Aim of the exercise: Each of the entries should be retyped precisely as it appears.

Items listed in a dataset:
[BEGIN]

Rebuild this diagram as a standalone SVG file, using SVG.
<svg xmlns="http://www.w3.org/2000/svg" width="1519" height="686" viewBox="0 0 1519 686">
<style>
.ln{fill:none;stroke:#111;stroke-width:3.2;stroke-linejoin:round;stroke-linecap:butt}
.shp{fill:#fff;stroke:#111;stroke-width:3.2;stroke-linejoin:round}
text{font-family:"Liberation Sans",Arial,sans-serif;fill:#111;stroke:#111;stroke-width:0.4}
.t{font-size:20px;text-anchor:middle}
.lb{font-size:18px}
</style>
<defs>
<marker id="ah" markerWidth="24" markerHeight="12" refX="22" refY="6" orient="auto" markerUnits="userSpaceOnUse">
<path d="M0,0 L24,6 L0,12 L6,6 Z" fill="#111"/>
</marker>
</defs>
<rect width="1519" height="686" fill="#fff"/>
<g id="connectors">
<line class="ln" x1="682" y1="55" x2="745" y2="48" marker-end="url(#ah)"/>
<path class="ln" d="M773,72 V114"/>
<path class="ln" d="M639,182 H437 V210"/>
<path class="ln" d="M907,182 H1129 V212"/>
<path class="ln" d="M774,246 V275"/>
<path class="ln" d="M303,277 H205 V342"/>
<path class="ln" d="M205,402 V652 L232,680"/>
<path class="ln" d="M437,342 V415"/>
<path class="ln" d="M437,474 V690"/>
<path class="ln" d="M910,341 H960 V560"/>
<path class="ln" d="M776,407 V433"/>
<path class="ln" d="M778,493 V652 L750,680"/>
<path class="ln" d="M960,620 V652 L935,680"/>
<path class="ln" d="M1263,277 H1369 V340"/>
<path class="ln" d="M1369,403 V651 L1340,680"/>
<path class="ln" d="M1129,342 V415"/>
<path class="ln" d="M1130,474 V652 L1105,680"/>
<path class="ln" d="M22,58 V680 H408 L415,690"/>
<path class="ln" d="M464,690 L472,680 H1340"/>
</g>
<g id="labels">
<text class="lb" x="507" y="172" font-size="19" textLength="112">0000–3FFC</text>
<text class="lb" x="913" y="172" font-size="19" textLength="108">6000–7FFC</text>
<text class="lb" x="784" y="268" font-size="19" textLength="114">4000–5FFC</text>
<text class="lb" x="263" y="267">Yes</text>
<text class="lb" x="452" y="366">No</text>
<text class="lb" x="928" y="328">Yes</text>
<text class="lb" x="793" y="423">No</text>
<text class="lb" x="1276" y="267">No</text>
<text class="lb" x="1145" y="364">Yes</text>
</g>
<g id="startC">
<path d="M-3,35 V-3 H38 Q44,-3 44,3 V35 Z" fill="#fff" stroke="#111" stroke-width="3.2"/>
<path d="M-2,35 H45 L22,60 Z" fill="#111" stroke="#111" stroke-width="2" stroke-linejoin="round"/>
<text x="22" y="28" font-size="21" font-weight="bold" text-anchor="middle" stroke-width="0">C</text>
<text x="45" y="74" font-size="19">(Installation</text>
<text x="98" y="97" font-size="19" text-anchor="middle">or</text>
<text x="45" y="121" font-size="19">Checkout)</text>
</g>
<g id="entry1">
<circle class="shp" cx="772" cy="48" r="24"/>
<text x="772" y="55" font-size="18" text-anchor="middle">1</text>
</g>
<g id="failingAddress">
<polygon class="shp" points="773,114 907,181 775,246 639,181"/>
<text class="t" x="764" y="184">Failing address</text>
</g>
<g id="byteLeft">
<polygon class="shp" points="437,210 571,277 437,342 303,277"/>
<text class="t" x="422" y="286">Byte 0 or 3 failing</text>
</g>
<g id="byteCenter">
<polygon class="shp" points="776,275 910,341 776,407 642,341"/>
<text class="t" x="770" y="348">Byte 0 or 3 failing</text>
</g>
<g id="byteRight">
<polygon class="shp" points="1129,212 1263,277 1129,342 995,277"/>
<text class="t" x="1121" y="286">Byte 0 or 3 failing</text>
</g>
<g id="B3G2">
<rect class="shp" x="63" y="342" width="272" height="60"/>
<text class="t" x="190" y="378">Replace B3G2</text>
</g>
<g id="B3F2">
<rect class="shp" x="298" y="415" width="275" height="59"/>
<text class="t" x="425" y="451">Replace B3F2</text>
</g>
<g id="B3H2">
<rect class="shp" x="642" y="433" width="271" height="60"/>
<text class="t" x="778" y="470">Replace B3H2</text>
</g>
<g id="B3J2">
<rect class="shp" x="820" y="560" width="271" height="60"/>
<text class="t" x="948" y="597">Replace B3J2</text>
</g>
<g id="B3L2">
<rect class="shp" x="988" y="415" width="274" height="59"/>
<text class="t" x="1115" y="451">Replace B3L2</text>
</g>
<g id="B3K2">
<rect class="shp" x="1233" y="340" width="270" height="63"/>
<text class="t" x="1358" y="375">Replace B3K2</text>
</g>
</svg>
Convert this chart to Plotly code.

[END]

Solution for this problem:
Rebuild this diagram as a standalone SVG file, using SVG.
<svg xmlns="http://www.w3.org/2000/svg" width="1519" height="686" viewBox="0 0 1519 686">
<style>
.ln{fill:none;stroke:#111;stroke-width:3.2;stroke-linejoin:round;stroke-linecap:butt}
.shp{fill:#fff;stroke:#111;stroke-width:3.2;stroke-linejoin:round}
text{font-family:"Liberation Sans",Arial,sans-serif;fill:#111;stroke:#111;stroke-width:0.4}
.t{font-size:20px;text-anchor:middle}
.lb{font-size:18px}
</style>
<defs>
<marker id="ah" markerWidth="24" markerHeight="12" refX="22" refY="6" orient="auto" markerUnits="userSpaceOnUse">
<path d="M0,0 L24,6 L0,12 L6,6 Z" fill="#111"/>
</marker>
</defs>
<rect width="1519" height="686" fill="#fff"/>
<g id="connectors">
<line class="ln" x1="682" y1="55" x2="745" y2="48" marker-end="url(#ah)"/>
<path class="ln" d="M773,72 V114"/>
<path class="ln" d="M639,182 H437 V210"/>
<path class="ln" d="M907,182 H1129 V212"/>
<path class="ln" d="M774,246 V275"/>
<path class="ln" d="M303,277 H205 V342"/>
<path class="ln" d="M205,402 V652 L232,680"/>
<path class="ln" d="M437,342 V415"/>
<path class="ln" d="M437,474 V690"/>
<path class="ln" d="M910,341 H960 V560"/>
<path class="ln" d="M776,407 V433"/>
<path class="ln" d="M778,493 V652 L750,680"/>
<path class="ln" d="M960,620 V652 L935,680"/>
<path class="ln" d="M1263,277 H1369 V340"/>
<path class="ln" d="M1369,403 V651 L1340,680"/>
<path class="ln" d="M1129,342 V415"/>
<path class="ln" d="M1130,474 V652 L1105,680"/>
<path class="ln" d="M22,58 V680 H408 L415,690"/>
<path class="ln" d="M464,690 L472,680 H1340"/>
</g>
<g id="labels">
<text class="lb" x="507" y="172" font-size="19" textLength="112">0000–3FFC</text>
<text class="lb" x="913" y="172" font-size="19" textLength="108">6000–7FFC</text>
<text class="lb" x="784" y="268" font-size="19" textLength="114">4000–5FFC</text>
<text class="lb" x="263" y="267">Yes</text>
<text class="lb" x="452" y="366">No</text>
<text class="lb" x="928" y="328">Yes</text>
<text class="lb" x="793" y="423">No</text>
<text class="lb" x="1276" y="267">No</text>
<text class="lb" x="1145" y="364">Yes</text>
</g>
<g id="startC">
<path d="M-3,35 V-3 H38 Q44,-3 44,3 V35 Z" fill="#fff" stroke="#111" stroke-width="3.2"/>
<path d="M-2,35 H45 L22,60 Z" fill="#111" stroke="#111" stroke-width="2" stroke-linejoin="round"/>
<text x="22" y="28" font-size="21" font-weight="bold" text-anchor="middle" stroke-width="0">C</text>
<text x="45" y="74" font-size="19">(Installation</text>
<text x="98" y="97" font-size="19" text-anchor="middle">or</text>
<text x="45" y="121" font-size="19">Checkout)</text>
</g>
<g id="entry1">
<circle class="shp" cx="772" cy="48" r="24"/>
<text x="772" y="55" font-size="18" text-anchor="middle">1</text>
</g>
<g id="failingAddress">
<polygon class="shp" points="773,114 907,181 775,246 639,181"/>
<text class="t" x="764" y="184">Failing address</text>
</g>
<g id="byteLeft">
<polygon class="shp" points="437,210 571,277 437,342 303,277"/>
<text class="t" x="422" y="286">Byte 0 or 3 failing</text>
</g>
<g id="byteCenter">
<polygon class="shp" points="776,275 910,341 776,407 642,341"/>
<text class="t" x="770" y="348">Byte 0 or 3 failing</text>
</g>
<g id="byteRight">
<polygon class="shp" points="1129,212 1263,277 1129,342 995,277"/>
<text class="t" x="1121" y="286">Byte 0 or 3 failing</text>
</g>
<g id="B3G2">
<rect class="shp" x="63" y="342" width="272" height="60"/>
<text class="t" x="190" y="378">Replace B3G2</text>
</g>
<g id="B3F2">
<rect class="shp" x="298" y="415" width="275" height="59"/>
<text class="t" x="425" y="451">Replace B3F2</text>
</g>
<g id="B3H2">
<rect class="shp" x="642" y="433" width="271" height="60"/>
<text class="t" x="778" y="470">Replace B3H2</text>
</g>
<g id="B3J2">
<rect class="shp" x="820" y="560" width="271" height="60"/>
<text class="t" x="948" y="597">Replace B3J2</text>
</g>
<g id="B3L2">
<rect class="shp" x="988" y="415" width="274" height="59"/>
<text class="t" x="1115" y="451">Replace B3L2</text>
</g>
<g id="B3K2">
<rect class="shp" x="1233" y="340" width="270" height="63"/>
<text class="t" x="1358" y="375">Replace B3K2</text>
</g>
</svg>
Convert this chart to Plotly code.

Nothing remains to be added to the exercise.